‘Society Has Changed’: De Blasio Breaks With Bratton Over Moynihan Report

NYPD Commissioner Bill Bratton with Mayor Bill de Blasio. (Photo: Spencer Platt/Getty Images)

NYPD Commissioner Bill Bratton with Mayor Bill de Blasio. (Photo: Spencer Platt/Getty Images) Photo: Spencer Platt for Getty Images

In a rare move, Mayor Bill de Blasio said today he disagreed with his police commissioner over controversial comments he made, telling reporters that he, unlike Bill Bratton, could not endorse the findings of a 1960s-era report on race relations.

Mr. Bratton said on MSNBC’s “Morning Joe” yesterday that he had read Daniel Patrick Moynihan’s treatise on race relations, compiled 50 years ago for the Lyndon Johnson administration, and agreed with its conclusions–that the absence nuclear families in black communities contributed greatly to their social and economic struggles.

“Everyone in this room knows I have immense respect for the commissioner,” Mr. de Blasio said during an unrelated City Hall press conference. “I happen to disagree on this one.”

Pressed further by another reporter, Mr. de Blasio said society had “changed a lot” since the report, known as “The Negro Family: The Case For National Action,” was issued.

“That report is literally half a century old and I think society has changed a lot,” the Democratic mayor said. “I think there are some assumptions in that report that just don’t hold today.”

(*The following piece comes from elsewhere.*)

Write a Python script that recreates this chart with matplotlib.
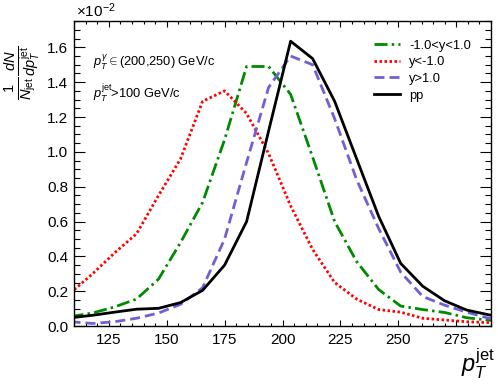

“I just think it’s a report from another time,” he added

Some liberals have since disavowed the report, which was compiled before Moynihan, a Democrat, became a United States senator from New York. The report drew fire for its critique of black family structures and what some perceived as bias against African-Americans. The report also criticized welfare programs for perpetuating their struggles.

Mr. Bratton called the report “prescient.”

“Talk about being prescient about what was going to happen in black society, in terms of he was right on the money, the disintegration of family, the disintegration of values,” Mr. Bratton said.

“It’s gone beyond just the black community, although so much of what you are reading in The New York Times today is centered largely in communities of color in our major cities. We really need to find ways to deal with this,” he added.

Mr. Bratton, Mr. de Blasio’s most prominent and loose-lipped commissioner, occasionally articulates views that would appear out of step with City Hall. Typically, Mr. de Blasio has rushed to defend the police commissioner; recently, Mr. Bratton said he wanted to destroy the Times Square pedestrian plaza before the mayor had articulated an opinion, and broke with Mr. de Blasio earlier this year over the hiring of 1,000 new police officers. In both instances, Mr. de Blasio was eventually supportive of Mr. Bratton’s views.